■ Input:
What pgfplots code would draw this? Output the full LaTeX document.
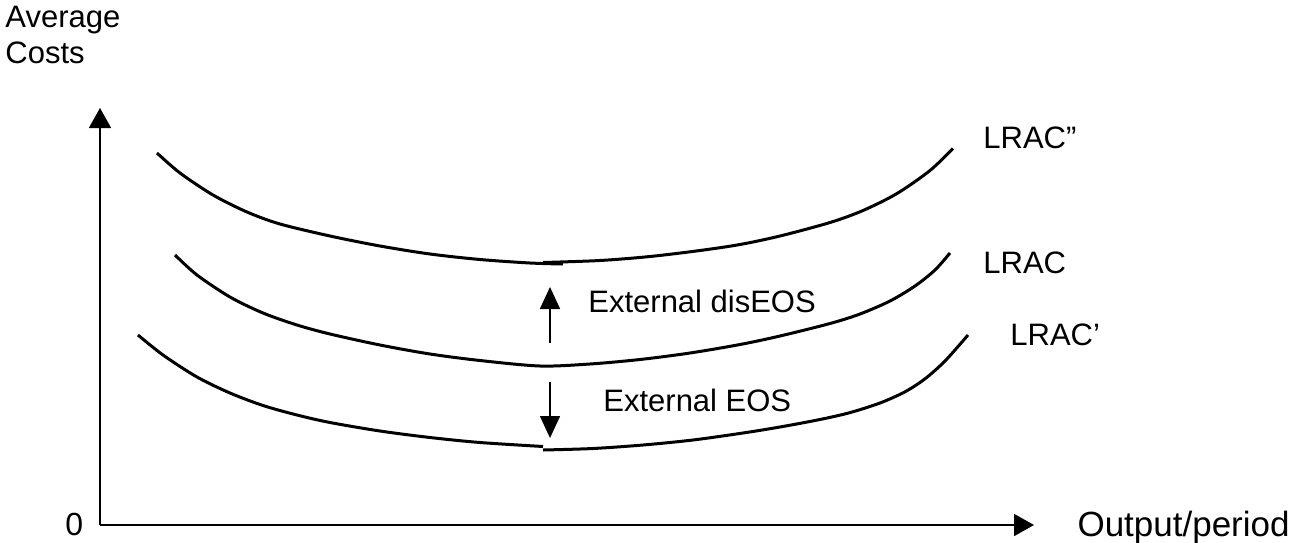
---
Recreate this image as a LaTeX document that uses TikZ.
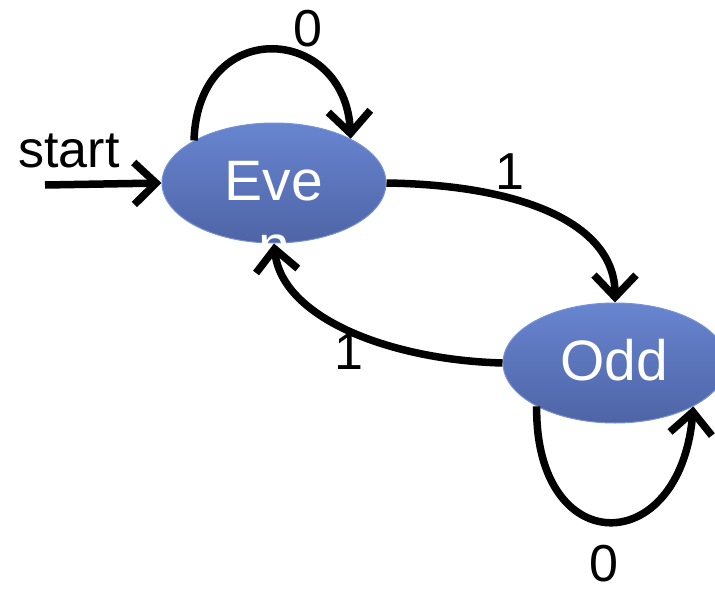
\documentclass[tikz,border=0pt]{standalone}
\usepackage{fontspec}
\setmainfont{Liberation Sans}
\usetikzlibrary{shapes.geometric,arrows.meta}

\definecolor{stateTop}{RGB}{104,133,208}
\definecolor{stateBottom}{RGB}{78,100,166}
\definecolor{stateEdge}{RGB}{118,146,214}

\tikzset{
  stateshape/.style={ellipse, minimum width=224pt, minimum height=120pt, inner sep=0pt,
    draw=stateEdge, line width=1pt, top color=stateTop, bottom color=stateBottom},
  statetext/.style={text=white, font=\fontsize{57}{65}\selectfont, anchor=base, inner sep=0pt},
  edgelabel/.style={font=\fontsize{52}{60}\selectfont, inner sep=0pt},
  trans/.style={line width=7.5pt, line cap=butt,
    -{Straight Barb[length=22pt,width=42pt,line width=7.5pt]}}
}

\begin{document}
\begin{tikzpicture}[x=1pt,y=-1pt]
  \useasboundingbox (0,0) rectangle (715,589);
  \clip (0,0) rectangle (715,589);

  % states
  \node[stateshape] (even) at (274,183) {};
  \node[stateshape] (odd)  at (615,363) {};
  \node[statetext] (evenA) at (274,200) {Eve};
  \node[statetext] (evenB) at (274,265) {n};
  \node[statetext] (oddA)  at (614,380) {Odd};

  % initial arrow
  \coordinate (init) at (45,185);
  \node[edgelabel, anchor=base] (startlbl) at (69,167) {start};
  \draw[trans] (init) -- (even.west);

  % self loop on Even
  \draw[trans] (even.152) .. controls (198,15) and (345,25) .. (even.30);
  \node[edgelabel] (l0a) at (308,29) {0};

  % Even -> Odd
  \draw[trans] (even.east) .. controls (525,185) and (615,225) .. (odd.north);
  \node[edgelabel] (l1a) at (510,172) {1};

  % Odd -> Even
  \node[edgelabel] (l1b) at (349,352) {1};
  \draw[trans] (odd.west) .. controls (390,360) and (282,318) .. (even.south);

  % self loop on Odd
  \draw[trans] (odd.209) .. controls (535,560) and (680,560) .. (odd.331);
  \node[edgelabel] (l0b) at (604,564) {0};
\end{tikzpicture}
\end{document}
* * *
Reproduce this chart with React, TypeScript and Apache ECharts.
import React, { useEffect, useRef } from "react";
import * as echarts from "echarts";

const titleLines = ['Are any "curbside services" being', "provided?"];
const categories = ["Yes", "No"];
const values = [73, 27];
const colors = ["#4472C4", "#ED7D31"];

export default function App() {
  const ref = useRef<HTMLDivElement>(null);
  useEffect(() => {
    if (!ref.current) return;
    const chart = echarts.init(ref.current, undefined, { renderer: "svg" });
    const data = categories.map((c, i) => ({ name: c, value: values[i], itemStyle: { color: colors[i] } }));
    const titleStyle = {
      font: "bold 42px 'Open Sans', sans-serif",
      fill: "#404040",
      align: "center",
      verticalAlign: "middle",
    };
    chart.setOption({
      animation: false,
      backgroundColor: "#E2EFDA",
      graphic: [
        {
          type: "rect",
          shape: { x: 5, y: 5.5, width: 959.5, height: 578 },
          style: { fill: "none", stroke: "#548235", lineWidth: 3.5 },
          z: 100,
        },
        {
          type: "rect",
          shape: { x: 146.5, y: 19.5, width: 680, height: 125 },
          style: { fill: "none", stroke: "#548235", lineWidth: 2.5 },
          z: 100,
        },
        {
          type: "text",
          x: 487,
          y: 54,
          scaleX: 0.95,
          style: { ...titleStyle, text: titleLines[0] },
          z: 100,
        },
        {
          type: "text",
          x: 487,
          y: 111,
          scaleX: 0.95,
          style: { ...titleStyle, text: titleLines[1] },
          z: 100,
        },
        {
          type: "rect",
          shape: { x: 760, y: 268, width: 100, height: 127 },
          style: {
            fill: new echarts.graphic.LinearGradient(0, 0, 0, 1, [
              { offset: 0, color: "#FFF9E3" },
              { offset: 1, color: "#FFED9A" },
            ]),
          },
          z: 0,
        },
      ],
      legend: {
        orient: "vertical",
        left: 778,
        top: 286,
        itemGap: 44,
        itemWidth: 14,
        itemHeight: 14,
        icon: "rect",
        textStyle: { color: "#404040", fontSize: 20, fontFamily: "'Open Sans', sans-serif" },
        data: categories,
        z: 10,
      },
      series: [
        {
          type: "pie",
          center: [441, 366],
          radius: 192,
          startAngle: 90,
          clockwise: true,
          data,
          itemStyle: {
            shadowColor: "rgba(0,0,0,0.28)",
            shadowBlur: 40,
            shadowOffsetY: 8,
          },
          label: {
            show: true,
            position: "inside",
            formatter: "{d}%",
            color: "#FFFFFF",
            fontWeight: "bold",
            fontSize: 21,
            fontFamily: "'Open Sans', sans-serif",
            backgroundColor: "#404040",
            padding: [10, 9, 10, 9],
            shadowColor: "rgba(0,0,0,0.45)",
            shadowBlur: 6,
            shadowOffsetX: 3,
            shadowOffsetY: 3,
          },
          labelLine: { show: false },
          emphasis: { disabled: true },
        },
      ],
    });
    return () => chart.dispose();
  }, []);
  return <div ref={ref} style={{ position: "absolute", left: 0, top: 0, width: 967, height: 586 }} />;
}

■ Instructions to follow:
Give the number of lines that hold the word "this" in these records, with nothing added.

■ Result:
3